--- STATED GOAL ---
Restate each line word for word. Leave out every picture.

--- DATASET EXCERPT ---
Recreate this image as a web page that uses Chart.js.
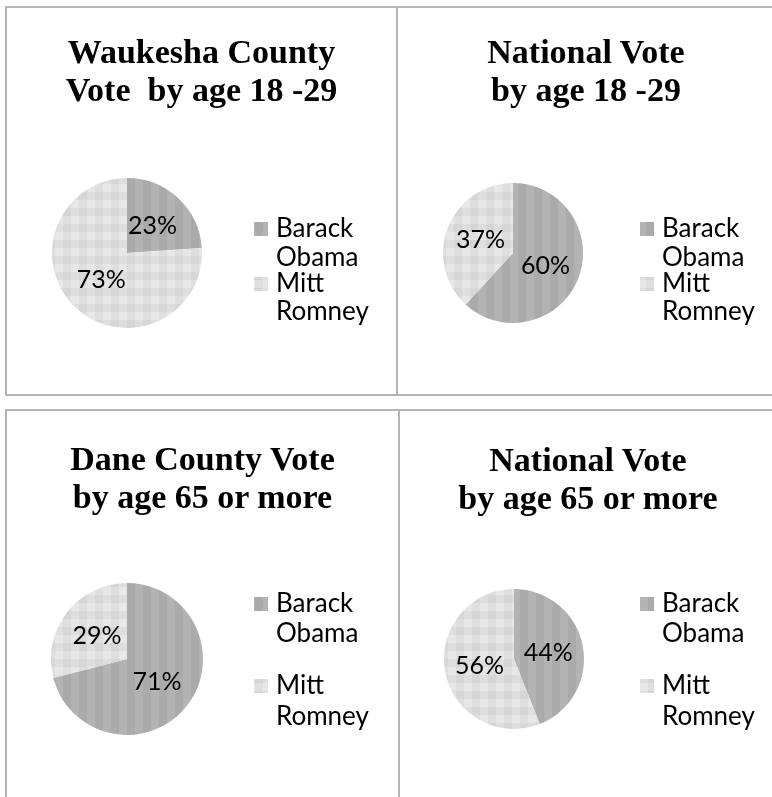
<!DOCTYPE html>
<html>
<head>
<meta charset="utf-8">
<script src="https://cdn.jsdelivr.net/npm/chart.js@4.4.0/dist/chart.umd.min.js"></script>
<style>
  body { margin: 0; background: #fff; width: 772px; height: 797px; overflow: hidden; position: relative; }
  .panel { position: absolute; border: 2px solid #b4b4b4; box-sizing: border-box; }
  .panel canvas { position: absolute; left: 0; top: 0; }
  .title { position: absolute; left: 0; right: 0; text-align: center; white-space: pre;
           font: bold 34px "Liberation Serif", "Times New Roman", serif; line-height: 38px; color: #000; }
</style>
</head>
<body>
<script>
// data
const candidates = ['Barack Obama', 'Mitt Romney'];
const chartTitles = [
  ['Waukesha County', 'Vote  by age 18 -29'],
  ['National Vote', 'by age 18 -29'],
  ['Dane County Vote', 'by age 65 or more'],
  ['National Vote', 'by age 65 or more']
];
const waukeshaYoung = [23, 73];
const nationalYoung = [60, 37];
const daneSenior = [71, 29];
const nationalSenior = [44, 56];

// panel boxes (page px) - x,y,w,h outer; cx,cy,r pie; legend line centres
const panels = [
  { x: 5,   y: 6,   w: 393, h: 390, cx: 127, cy: 253, r: 75, titleY: 33,  lx: 254, ly: [229, 258, 284, 312], data: waukeshaYoung },
  { x: 396, y: 6,   w: 380, h: 390, cx: 513, cy: 253, r: 70, titleY: 33,  lx: 640, ly: [229, 258, 284, 312], data: nationalYoung },
  { x: 5,   y: 409, w: 395, h: 400, cx: 127, cy: 659, r: 76, titleY: 440, lx: 254, ly: [604, 634, 686, 717], data: daneSenior },
  { x: 398, y: 409, w: 380, h: 400, cx: 514, cy: 659, r: 70, titleY: 441, lx: 640, ly: [604, 634, 686, 717], data: nationalSenior }
];

// Excel-ish fill patterns
function stripePattern() {
  const c = document.createElement('canvas');
  c.width = 16; c.height = 16;
  const g = c.getContext('2d');
  g.fillStyle = '#b3b3b3'; g.fillRect(0, 0, 8, 16);
  g.fillStyle = '#aaaaaa'; g.fillRect(8, 0, 8, 16);
  return g.createPattern(c, 'repeat');
}
function checkPattern() {
  const c = document.createElement('canvas');
  c.width = 16; c.height = 16;
  const g = c.getContext('2d');
  g.fillStyle = '#e7e7e7'; g.fillRect(0, 0, 8, 8);
  g.fillStyle = '#dedede'; g.fillRect(8, 0, 8, 8);
  g.fillStyle = '#dedede'; g.fillRect(0, 8, 8, 8);
  g.fillStyle = '#d6d6d6'; g.fillRect(8, 8, 8, 8);
  return g.createPattern(c, 'repeat');
}

// percent labels + legend drawn on the chart canvas
const pieText = {
  id: 'pieText',
  afterDatasetsDraw(chart, args, opts) {
    const ctx = chart.ctx;
    const ds = chart.data.datasets[0];
    const meta = chart.getDatasetMeta(0);
    ctx.save();
    ctx.fillStyle = '#000';
    ctx.font = opts.labelFont;
    ctx.textAlign = 'center';
    ctx.textBaseline = 'middle';
    meta.data.forEach((arc, i) => {
      const p = arc.tooltipPosition();
      ctx.fillText(ds.data[i] + '%', p.x, p.y);
    });
    ctx.font = opts.legendFont;
    ctx.textAlign = 'left';
    chart.data.labels.forEach((label, i) => {
      const lines = label.split(' ');
      const y0 = opts.ly[i * 2];
      ctx.fillStyle = ds.backgroundColor[i];
      ctx.fillRect(opts.lx, y0 - 7, 14, 14);
      ctx.fillStyle = '#000';
      lines.forEach((t, k) => ctx.fillText(t, opts.lx + 22, opts.ly[i * 2 + k]));
    });
    ctx.restore();
  }
};

panels.forEach((p, idx) => {
  const div = document.createElement('div');
  div.className = 'panel';
  Object.assign(div.style, { left: p.x + 'px', top: p.y + 'px', width: p.w + 'px', height: p.h + 'px' });
  document.body.appendChild(div);

  const ox = p.x + 2, oy = p.y + 2;
  const cw = p.w - 4, ch = p.h - 4;

  const title = document.createElement('div');
  title.className = 'title';
  title.style.top = (p.titleY - oy) + 'px';
  title.textContent = chartTitles[idx].join('\n');

  const canvas = document.createElement('canvas');
  canvas.width = cw; canvas.height = ch;
  canvas.style.width = cw + 'px'; canvas.style.height = ch + 'px';
  div.appendChild(canvas);
  div.appendChild(title);

  new Chart(canvas, {
    type: 'pie',
    data: {
      labels: candidates,
      datasets: [{
        data: p.data,
        backgroundColor: [stripePattern(), checkPattern()],
        borderWidth: 0
      }]
    },
    options: {
      responsive: false,
      animation: false,
      events: [],
      layout: {
        padding: {
          left: p.cx - p.r - ox,
          top: p.cy - p.r - oy,
          right: cw - (p.cx + p.r - ox),
          bottom: ch - (p.cy + p.r - oy)
        }
      },
      plugins: {
        legend: { display: false },
        tooltip: { enabled: false },
        title: { display: false },
        pieText: {
          labelFont: '25px Lato, "Open Sans", sans-serif',
          legendFont: '26px Lato, "Open Sans", sans-serif',
          lx: p.lx - ox,
          ly: p.ly.map(v => v - oy)
        }
      }
    },
    plugins: [pieText]
  });
});
</script>
</body>
</html>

--- TASK ANSWER ---
Recreate this image as a web page that uses Chart.js.
<!DOCTYPE html>
<html>
<head>
<meta charset="utf-8">
<script src="https://cdn.jsdelivr.net/npm/chart.js@4.4.0/dist/chart.umd.min.js"></script>
<style>
  body { margin: 0; background: #fff; width: 772px; height: 797px; overflow: hidden; position: relative; }
  .panel { position: absolute; border: 2px solid #b4b4b4; box-sizing: border-box; }
  .panel canvas { position: absolute; left: 0; top: 0; }
  .title { position: absolute; left: 0; right: 0; text-align: center; white-space: pre;
           font: bold 34px "Liberation Serif", "Times New Roman", serif; line-height: 38px; color: #000; }
</style>
</head>
<body>
<script>
// data
const candidates = ['Barack Obama', 'Mitt Romney'];
const chartTitles = [
  ['Waukesha County', 'Vote  by age 18 -29'],
  ['National Vote', 'by age 18 -29'],
  ['Dane County Vote', 'by age 65 or more'],
  ['National Vote', 'by age 65 or more']
];
const waukeshaYoung = [23, 73];
const nationalYoung = [60, 37];
const daneSenior = [71, 29];
const nationalSenior = [44, 56];

// panel boxes (page px) - x,y,w,h outer; cx,cy,r pie; legend line centres
const panels = [
  { x: 5,   y: 6,   w: 393, h: 390, cx: 127, cy: 253, r: 75, titleY: 33,  lx: 254, ly: [229, 258, 284, 312], data: waukeshaYoung },
  { x: 396, y: 6,   w: 380, h: 390, cx: 513, cy: 253, r: 70, titleY: 33,  lx: 640, ly: [229, 258, 284, 312], data: nationalYoung },
  { x: 5,   y: 409, w: 395, h: 400, cx: 127, cy: 659, r: 76, titleY: 440, lx: 254, ly: [604, 634, 686, 717], data: daneSenior },
  { x: 398, y: 409, w: 380, h: 400, cx: 514, cy: 659, r: 70, titleY: 441, lx: 640, ly: [604, 634, 686, 717], data: nationalSenior }
];

// Excel-ish fill patterns
function stripePattern() {
  const c = document.createElement('canvas');
  c.width = 16; c.height = 16;
  const g = c.getContext('2d');
  g.fillStyle = '#b3b3b3'; g.fillRect(0, 0, 8, 16);
  g.fillStyle = '#aaaaaa'; g.fillRect(8, 0, 8, 16);
  return g.createPattern(c, 'repeat');
}
function checkPattern() {
  const c = document.createElement('canvas');
  c.width = 16; c.height = 16;
  const g = c.getContext('2d');
  g.fillStyle = '#e7e7e7'; g.fillRect(0, 0, 8, 8);
  g.fillStyle = '#dedede'; g.fillRect(8, 0, 8, 8);
  g.fillStyle = '#dedede'; g.fillRect(0, 8, 8, 8);
  g.fillStyle = '#d6d6d6'; g.fillRect(8, 8, 8, 8);
  return g.createPattern(c, 'repeat');
}

// percent labels + legend drawn on the chart canvas
const pieText = {
  id: 'pieText',
  afterDatasetsDraw(chart, args, opts) {
    const ctx = chart.ctx;
    const ds = chart.data.datasets[0];
    const meta = chart.getDatasetMeta(0);
    ctx.save();
    ctx.fillStyle = '#000';
    ctx.font = opts.labelFont;
    ctx.textAlign = 'center';
    ctx.textBaseline = 'middle';
    meta.data.forEach((arc, i) => {
      const p = arc.tooltipPosition();
      ctx.fillText(ds.data[i] + '%', p.x, p.y);
    });
    ctx.font = opts.legendFont;
    ctx.textAlign = 'left';
    chart.data.labels.forEach((label, i) => {
      const lines = label.split(' ');
      const y0 = opts.ly[i * 2];
      ctx.fillStyle = ds.backgroundColor[i];
      ctx.fillRect(opts.lx, y0 - 7, 14, 14);
      ctx.fillStyle = '#000';
      lines.forEach((t, k) => ctx.fillText(t, opts.lx + 22, opts.ly[i * 2 + k]));
    });
    ctx.restore();
  }
};

panels.forEach((p, idx) => {
  const div = document.createElement('div');
  div.className = 'panel';
  Object.assign(div.style, { left: p.x + 'px', top: p.y + 'px', width: p.w + 'px', height: p.h + 'px' });
  document.body.appendChild(div);

  const ox = p.x + 2, oy = p.y + 2;
  const cw = p.w - 4, ch = p.h - 4;

  const title = document.createElement('div');
  title.className = 'title';
  title.style.top = (p.titleY - oy) + 'px';
  title.textContent = chartTitles[idx].join('\n');

  const canvas = document.createElement('canvas');
  canvas.width = cw; canvas.height = ch;
  canvas.style.width = cw + 'px'; canvas.style.height = ch + 'px';
  div.appendChild(canvas);
  div.appendChild(title);

  new Chart(canvas, {
    type: 'pie',
    data: {
      labels: candidates,
      datasets: [{
        data: p.data,
        backgroundColor: [stripePattern(), checkPattern()],
        borderWidth: 0
      }]
    },
    options: {
      responsive: false,
      animation: false,
      events: [],
      layout: {
        padding: {
          left: p.cx - p.r - ox,
          top: p.cy - p.r - oy,
          right: cw - (p.cx + p.r - ox),
          bottom: ch - (p.cy + p.r - oy)
        }
      },
      plugins: {
        legend: { display: false },
        tooltip: { enabled: false },
        title: { display: false },
        pieText: {
          labelFont: '25px Lato, "Open Sans", sans-serif',
          legendFont: '26px Lato, "Open Sans", sans-serif',
          lx: p.lx - ox,
          ly: p.ly.map(v => v - oy)
        }
      }
    },
    plugins: [pieText]
  });
});
</script>
</body>
</html>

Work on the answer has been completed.